France have twice been the runners-up, in 1998 and 2012, and if Cornet has anything to do with it, the drought will end tonight.

“My first goal is of course to win,” she said. “I am not just here just to make preparation.”

Cornet admitted to hamstring soreness during her first singles win of the tournament yesterday, but there was no chance she would give up an opportunity to win an event that would sit right up there with her three singles and two doubles titles.

“It would be one of the greatest successes of my career,” she said. “It is a very tough competition. When you see all the names of the players playing here and the level of the competition, that (to win) would be amazing.

“And for the French Federation and for France it would be just great for the first time to win here.

“Personally I take it very seriously and I will give my best.”

Cornet will be the underdog when she takes on world No.5 Radwanska.

She has not beaten the star Pole in two meetings but has been buoyed by trading blows with world No.6 Petra Kvitova and No.12 Sloane Stephens this week.

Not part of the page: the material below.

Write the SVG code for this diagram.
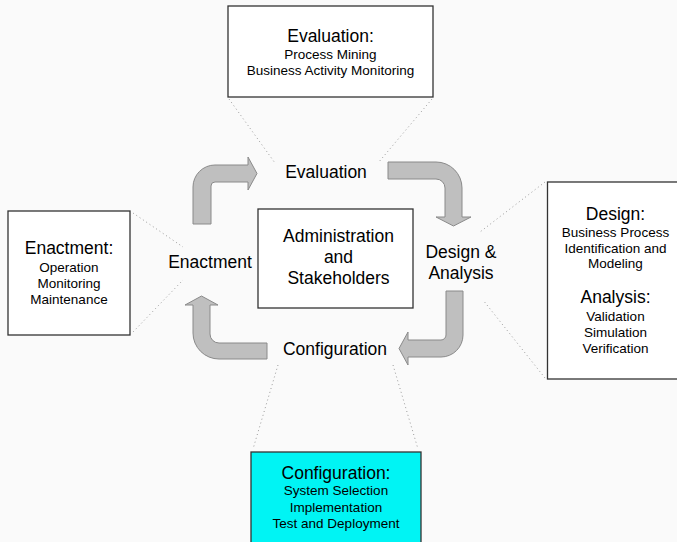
<svg xmlns="http://www.w3.org/2000/svg" width="677" height="542" viewBox="0 0 677 542">
<style>
text{font-family:"Liberation Sans",Arial,sans-serif;fill:#000;text-anchor:middle}
.big{font-size:17.5px}
.small{font-size:13.5px}
.box{fill:#ffffff;stroke:#333333;stroke-width:1.3}
.arrow{fill:#bfbfbf;stroke:#8a8a8a;stroke-width:1}
.dot{fill:none;stroke:#9a9a9a;stroke-width:1;stroke-dasharray:1 3}
</style>
<rect x="0" y="0" width="677" height="542" fill="#fafafa"/>
<g id="connectors">
<line class="dot" x1="229" y1="99" x2="275" y2="163"/>
<line class="dot" x1="432" y1="99" x2="378" y2="163"/>
<line class="dot" x1="133" y1="213" x2="183" y2="247"/>
<line class="dot" x1="133" y1="332" x2="183" y2="280"/>
<line class="dot" x1="545" y1="182" x2="480" y2="232"/>
<line class="dot" x1="545" y1="378" x2="483" y2="300"/>
<line class="dot" x1="278" y1="365" x2="253" y2="449"/>
<line class="dot" x1="393" y1="365" x2="418" y2="449"/>
<path class="arrow" d="M193,224 L193,187 A22,22 0 0 1 215,165 L248,165 L248,157 L257,173.5 L248,190 L248,182 L215,182 A4,4 0 0 0 211,186 L211,224 Z"/>
<path class="arrow" d="M388,162 L436,162 A26,26 0 0 1 462,188 L462,217 L471,217 L453.5,226 L436,217 L445,217 L445,188 A9,9 0 0 0 436,179 L388,179 Z"/>
<path class="arrow" d="M446,291 L463,291 L463,335 A22,22 0 0 1 441,357 L408,357 L408,365 L399,348.5 L408,332 L408,340 L441,340 A5,5 0 0 0 446,335 Z"/>
<path class="arrow" d="M267,343 L219,343 A9,9 0 0 1 210,334 L210,305 L218,305 L201.5,296 L185,305 L193,305 L193,333 A26,26 0 0 0 219,359 L267,359 Z"/>
</g>
<g id="evaluation-box">
<rect class="box" x="228" y="6" width="205" height="91"/>
<text class="big" x="330.5" y="42">Evaluation:</text>
<text class="small" x="330.5" y="58.5">Process Mining</text>
<text class="small" x="330.5" y="74.5">Business Activity Monitoring</text>
</g>
<g id="enactment-box">
<rect class="box" x="8" y="211" width="122" height="124"/>
<text class="big" x="69" y="254">Enactment:</text>
<text class="small" x="69" y="271.5">Operation</text>
<text class="small" x="69" y="287.5">Monitoring</text>
<text class="small" x="69" y="303.5">Maintenance</text>
</g>
<g id="design-box">
<rect class="box" x="547.5" y="182" width="140" height="197"/>
<text class="big" x="615.5" y="220">Design:</text>
<text class="small" x="615.5" y="236.5">Business Process</text>
<text class="small" x="615.5" y="252.5">Identification and</text>
<text class="small" x="615.5" y="268">Modeling</text>
<text class="big" x="615.5" y="303">Analysis:</text>
<text class="small" x="615.5" y="320.5">Validation</text>
<text class="small" x="615.5" y="336.5">Simulation</text>
<text class="small" x="615.5" y="353">Verification</text>
</g>
<g id="configuration-box">
<rect x="251" y="452" width="170" height="100" fill="#00f4f4" stroke="#333333" stroke-width="1.3"/>
<text class="big" x="336" y="478.5">Configuration:</text>
<text class="small" x="336" y="495">System Selection</text>
<text class="small" x="336" y="511.5">Implementation</text>
<text class="small" x="336" y="527.5">Test and Deployment</text>
</g>
<g id="admin">
<rect class="box" x="258" y="209" width="155" height="99"/>
<text class="big" x="338.5" y="242">Administration</text>
<text class="big" x="338.5" y="263">and</text>
<text class="big" x="338.5" y="284">Stakeholders</text>
</g>
<g id="evaluation">
<text class="big" x="326" y="178">Evaluation</text>
</g>
<g id="enactment">
<text class="big" x="210" y="268">Enactment</text>
</g>
<g id="design-analysis">
<text class="big" x="461" y="258">Design &amp;</text>
<text class="big" x="461" y="279">Analysis</text>
</g>
<g id="configuration">
<text class="big" x="335" y="355">Configuration</text>
</g>
</svg>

“It would be amazing to beat my first top-10 player for a long time in the final of the Hopman Cup,” she said.

Tsonga admitted to knowing little of his opponent, surprise packet Panfil.

The Australian Open finalist conceded the world No.288 would probably beat him on the dance floor — a reference to the Hopman Cup new year party — but hoped he would prevail on court.

“I know he’s a lefty,” Tsonga said.

“He beat some good players, so he’s going to be dangerous.”